The Law is abolished! Really? Part 4
Friday, September 16, 2011 at 4:07PM
Shema Yisrael in Acts, Ephesians, Gentile, Jew, Law, Mark, Oral Law, Replacement Theology, Torah, Torah Abolished, anti-nominism, interpretation, translation

In the previous blog, we explained how the Oral Law created enmity, or hatred between Jews and Gentiles.

Yeshua criticized the Oral Law and its value over the Torah during an encounter with the Pharisees and Torah teachers (Mark 7:5):

The P’rushim (Pharisees) and the Torah-teachers asked him, “Why don’t your talmidim (disciples) live in accordance with the Tradition of the Elders, but instead eat with ritually unclean hands?”

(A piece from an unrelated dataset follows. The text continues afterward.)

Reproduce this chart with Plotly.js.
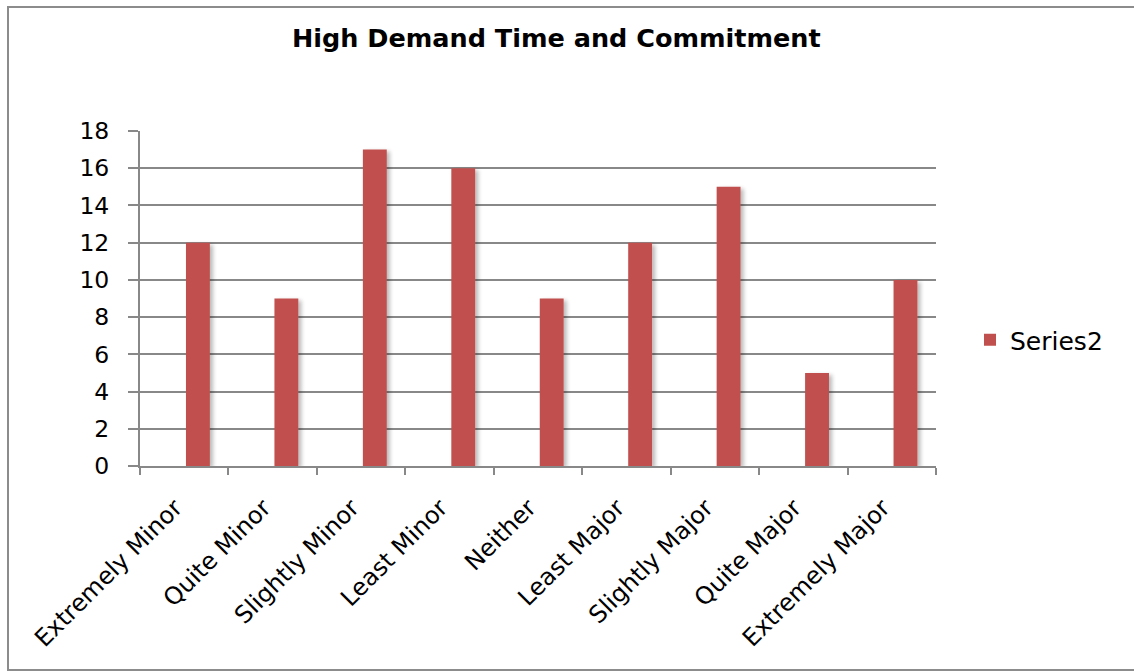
<!DOCTYPE html>
<html>
<head>
<meta charset="utf-8">
<script src="https://cdn.plot.ly/plotly-3.0.1.min.js"></script>
<style>
  html, body { margin: 0; padding: 0; background: #fff; }
  #chart { width: 1134px; height: 671px; }
  #chart .bars .point path { filter: url(#barShadow); }
</style>
</head>
<body>
<svg width="0" height="0" style="position:absolute">
  <defs>
    <filter id="barShadow" x="-50%" y="-10%" width="200%" height="130%">
      <feGaussianBlur in="SourceAlpha" stdDeviation="2"/>
      <feOffset dx="3" dy="2" result="blur"/>
      <feComponentTransfer><feFuncA type="linear" slope="0.28"/></feComponentTransfer>
      <feMerge><feMergeNode/><feMergeNode in="SourceGraphic"/></feMerge>
    </filter>
  </defs>
</svg>
<div id="chart"></div>
<script>
// Response categories along the x axis
const categories = [
  "Extremely Minor", "Quite Minor", "Slightly Minor", "Least Minor", "Neither",
  "Least Major", "Slightly Major", "Quite Major", "Extremely Major"
];
// Counts for each category
const series2 = [12, 9, 17, 16, 9, 12, 15, 5, 10];
const yTicks = [0, 2, 4, 6, 8, 10, 12, 14, 16, 18];

const axisGray = "#888888";
const font = "DejaVu Sans, Verdana, sans-serif";

const trace = {
  type: "bar",
  name: "Series2",
  x: categories,
  y: series2,
  width: 0.27,
  offset: 0.02,
  marker: { color: "#C0504D", line: { width: 0 } },
  showlegend: true,
  hoverinfo: "x+y"
};

const layout = {
  width: 1134,
  height: 671,
  margin: { l: 140, r: 198, t: 131, b: 205 },
  paper_bgcolor: "#ffffff",
  plot_bgcolor: "#ffffff",
  showlegend: true,
  title: {
    text: "<b>High Demand Time and Commitment</b>",
    font: { family: font, size: 25.5, color: "#000" },
    x: 0.523, xref: "paper", xanchor: "center",
    y: 1 - 38 / 671, yref: "container", yanchor: "middle"
  },
  xaxis: {
    type: "category",
    tickangle: -45,
    tickson: "boundaries",
    ticks: "outside",
    ticklen: 7,
    tickwidth: 2,
    tickcolor: axisGray,
    showline: true,
    linecolor: axisGray,
    linewidth: 2,
    showgrid: false,
    ticklabelstandoff: 16,
    ticklabelshift: -9,
    tickfont: { family: font, size: 24, color: "#000" }
  },
  yaxis: {
    range: [0, 18],
    tickvals: yTicks,
    ticktext: yTicks.map(String),
    ticks: "outside",
    ticklen: 10,
    tickwidth: 2,
    tickcolor: axisGray,
    showline: true,
    linecolor: axisGray,
    linewidth: 2,
    showgrid: true,
    gridcolor: axisGray,
    gridwidth: 2,
    zeroline: false,
    ticklabelstandoff: 14,
    tickfont: { family: font, size: 23.5, color: "#000" }
  },
  legend: {
    xref: "container", yref: "container",
    x: 970 / 1134, xanchor: "left",
    y: 1 - 340 / 671, yanchor: "middle",
    font: { family: font, size: 25, color: "#000" },
    bgcolor: "rgba(0,0,0,0)"
  },
  shapes: [{
    type: "rect", xref: "paper", yref: "paper",
    x0: (8 - 140) / 796, x1: (1150 - 140) / 796,
    y0: (466 - 670) / 335, y1: (466 - 7) / 335,
    line: { color: "#8c8c8c", width: 2 },
    fillcolor: "rgba(0,0,0,0)",
    layer: "below"
  }]
};

Plotly.newPlot("chart", [trace], layout, { displayModeBar: false, staticPlot: true });
</script>
</body>
</html>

Yeshua answered them, “Yesha`yahu (Isaiah) was right when he prophesied about you hypocrites — as it is written, ‘These people honor me with their lips, but their hearts are far away from me. Their worship of me is useless, because they teach man-made rules as if they were doctrines.’

“You depart from God’s command and hold onto human tradition.

Indeed,” he said to them, “you have made a fine art of departing from God’s command in order to keep your tradition!

“There is nothing outside a person which, by going into him, can make him unclean. Rather, it is the things that come out of a person which make a person unclean!”

Before the Jewish people could take the salvation message to the Gentiles, the enmity between the two peoples needed to be broken.  Yeshua’s death and resurrection brought the final blood atonement that removed all of man’s sin, making those who put their trust in the Messiah spiritually pure. This broke the enmity. All men were now clean, as Adonai explained to Peter when he wanted him to take the salvation message to a God-fearing Roman soldier (Acts 10:28).

So we can see that Yeshua upheld and even added to the Torah, but not the Oral Law. The early spiritual leaders of the Messianic Body, including Paul, confirmed, lived and taught the Written Law, but declared the Oral Law unnecessary to keep as a Believer in Messiah. Putting Eph. 2:15 into this Biblical and Jewish cultural context, we begin to understand that what was abolished was the provisions of the Oral Law that created enmity between Jews and Gentiles. The difference between the Torah and Oral Law was so obvious during Paul’s time, he expected readers to understand that was the context in which he was writing. He never would have expected readers or translators to interpret the verse as Yeshua abolishing G-d’s Law.